In order to maintain this conclusion in the past, you've had to renounce your own sources, denounce the dictionary,
No, Goon, that is not what happened. I invite readers to go to the thread you just linked, read it all, and verify for themselves that
you falsely claimed that a
quote from Marx in a work by Isaak Rubin was Rubin's view, not Marx's. I corrected you, and you -- wisely -- let it drop. And I did not "denounce" the dictionary; I merely pointed out that good dictionaries list more than one sense of many words; it is an equivocation fallacy to use one sense of a word in one part of an argument, another sense in another part, and pretend you are talking about the same thing.
maintain that every socialist has been brainwashed,
That's certainly true, except for the self-serving power-seekers who know exactly what they are doing. And it's also true of every apologist for capitalism, except the rich and privileged ones who know which side their bread is buttered on.
and that the best academic institutions in the world are ignorant of the great truths that you made up.
Institutions cannot know or be ignorant (though academics working in them certainly can), and the truth is what it is. I have
identified it, but have made up none of it.
For someone that values, "clarity," that's a lot of conspiracy theories at work!

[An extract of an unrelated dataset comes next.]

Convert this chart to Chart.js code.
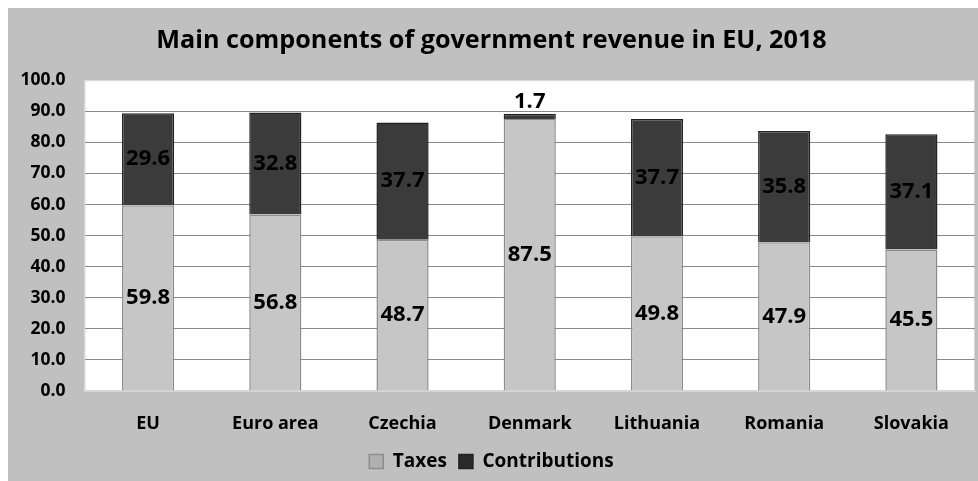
<!DOCTYPE html>
<html>
<head>
<meta charset="utf-8">
<script src="https://cdn.jsdelivr.net/npm/chart.js@4.4.1/dist/chart.umd.min.js"></script>
<style>
    html, body { margin: 0; padding: 0; background: #ffffff; }
    #wrap { position: absolute; left: 8px; top: 8px; }
</style>
</head>
<body>
<div id="wrap"><canvas id="revenue-chart" width="970" height="473"></canvas></div>
<script>
// Revenue data, % of GDP
const categories = ['EU', 'Euro area', 'Czechia', 'Denmark', 'Lithuania', 'Romania', 'Slovakia'];
const taxes = [59.8, 56.8, 48.7, 87.5, 49.8, 47.9, 45.5];
const contributions = [29.6, 32.8, 37.7, 1.7, 37.7, 35.8, 37.1];

const FONT = '"Open Sans", Lato, sans-serif';
const COLORS = {
    page: '#c0c0c0',
    plot: '#ffffff',
    grid: '#8a8a8a',
    taxes: '#c6c6c6',
    taxesBorder: '#8c8c8c',
    contributions: '#3b3b3b',
    contributionsBorder: '#222222'
};

// Slight shading toward the bar edges
function barFill(base, edge) {
    return ctx => {
        const bar = ctx.element;
        if (!bar || bar.width === undefined || isNaN(bar.x)) return base;
        const left = bar.x - bar.width / 2;
        const g = ctx.chart.ctx.createLinearGradient(left, 0, left + bar.width, 0);
        g.addColorStop(0, edge);
        g.addColorStop(0.12, base);
        g.addColorStop(0.88, base);
        g.addColorStop(1, edge);
        return g;
    };
}

// Gray page with white plot area
const backgroundPlugin = {
    id: 'background',
    beforeDraw(chart) {
        const { ctx, chartArea: a } = chart;
        ctx.save();
        ctx.fillStyle = COLORS.page;
        ctx.fillRect(0, 0, chart.width, chart.height);
        ctx.fillStyle = COLORS.plot;
        ctx.fillRect(a.left, a.top, a.right - a.left, a.bottom - a.top);
        ctx.strokeStyle = '#d6d6d6';
        ctx.lineWidth = 1;
        ctx.strokeRect(a.left + 0.5, a.top + 0.5, a.right - a.left - 1, a.bottom - a.top - 1);
        ctx.restore();
    }
};

// Value labels centred in each segment, small segments get theirs on top
const valueLabels = {
    id: 'valueLabels',
    afterDatasetsDraw(chart) {
        const { ctx } = chart;
        ctx.save();
        ctx.font = 'bold 22px ' + FONT;
        ctx.fillStyle = '#000000';
        ctx.textAlign = 'center';
        ctx.textBaseline = 'middle';
        chart.data.datasets.forEach((ds, i) => {
            chart.getDatasetMeta(i).data.forEach((bar, j) => {
                const h = bar.base - bar.y;
                const y = h < 24 ? bar.y - 12 : (bar.y + bar.base) / 2;
                ctx.fillText(ds.data[j].toFixed(1), bar.x, y);
            });
        });
        ctx.restore();
    }
};

new Chart(document.getElementById('revenue-chart'), {
    type: 'bar',
    data: {
        labels: categories,
        datasets: [{
            label: 'Taxes',
            data: taxes,
            backgroundColor: barFill(COLORS.taxes, '#b0b0b0'),
            borderColor: COLORS.taxesBorder,
            borderWidth: 1.5
        }, {
            label: 'Contributions',
            data: contributions,
            backgroundColor: barFill(COLORS.contributions, '#2a2a2a'),
            borderColor: COLORS.contributionsBorder,
            borderWidth: 1.5
        }]
    },
    options: {
        responsive: false,
        animation: false,
        barPercentage: 0.41,
        categoryPercentage: 1,
        layout: { padding: { left: 0, right: 3, top: 0, bottom: 0 } },
        plugins: {
            title: {
                display: true,
                text: 'Main components of government revenue in EU, 2018',
                color: '#000000',
                font: { family: FONT, size: 25.2, weight: 'bold' },
                padding: { top: 18, bottom: 24 }
            },
            legend: {
                position: 'bottom',
                labels: {
                    color: '#000000',
                    font: { family: FONT, size: 19, weight: 'bold' },
                    boxWidth: 14,
                    boxHeight: 14,
                    padding: 12
                }
            },
            tooltip: { enabled: false }
        },
        scales: {
            x: {
                stacked: true,
                grid: { display: false, drawTicks: false },
                border: { display: true, color: '#d6d6d6' },
                ticks: {
                    color: '#000000',
                    font: { family: FONT, size: 18, weight: 'bold' },
                    padding: 22
                },
                afterFit: scale => { scale.height = 49; }
            },
            y: {
                stacked: true,
                min: 0,
                max: 100,
                grid: {
                    drawTicks: false,
                    color: ctx => (ctx.tick.value === 0 || ctx.tick.value === 100) ? 'rgba(0,0,0,0)' : COLORS.grid
                },
                border: { display: false },
                ticks: {
                    stepSize: 10,
                    color: '#000000',
                    font: { family: FONT, size: 17.5, weight: 'bold' },
                    padding: 19,
                    callback: value => value.toFixed(1)
                },
                afterFit: scale => { scale.width = 76.5; }
            }
        }
    },
    plugins: [backgroundPlugin, valueLabels]
});
</script>
</body>
</html>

So you are denying that there has ever been a conspiracy? Or are you merely denying that there has ever been a conspiracy we don't already know about? Well, I am pretty sure there
have been conspiracies we don't know about -- after all, if conspiracy kooks did not exist, conspirators would have to invent them.
Oh. Right.
In most cases, though, no conspiracy need be invoked. Just self-interest responding to incentives -- and laziness, stupidity, greed, cowardice, ignorance, conceit and dishonesty, of course.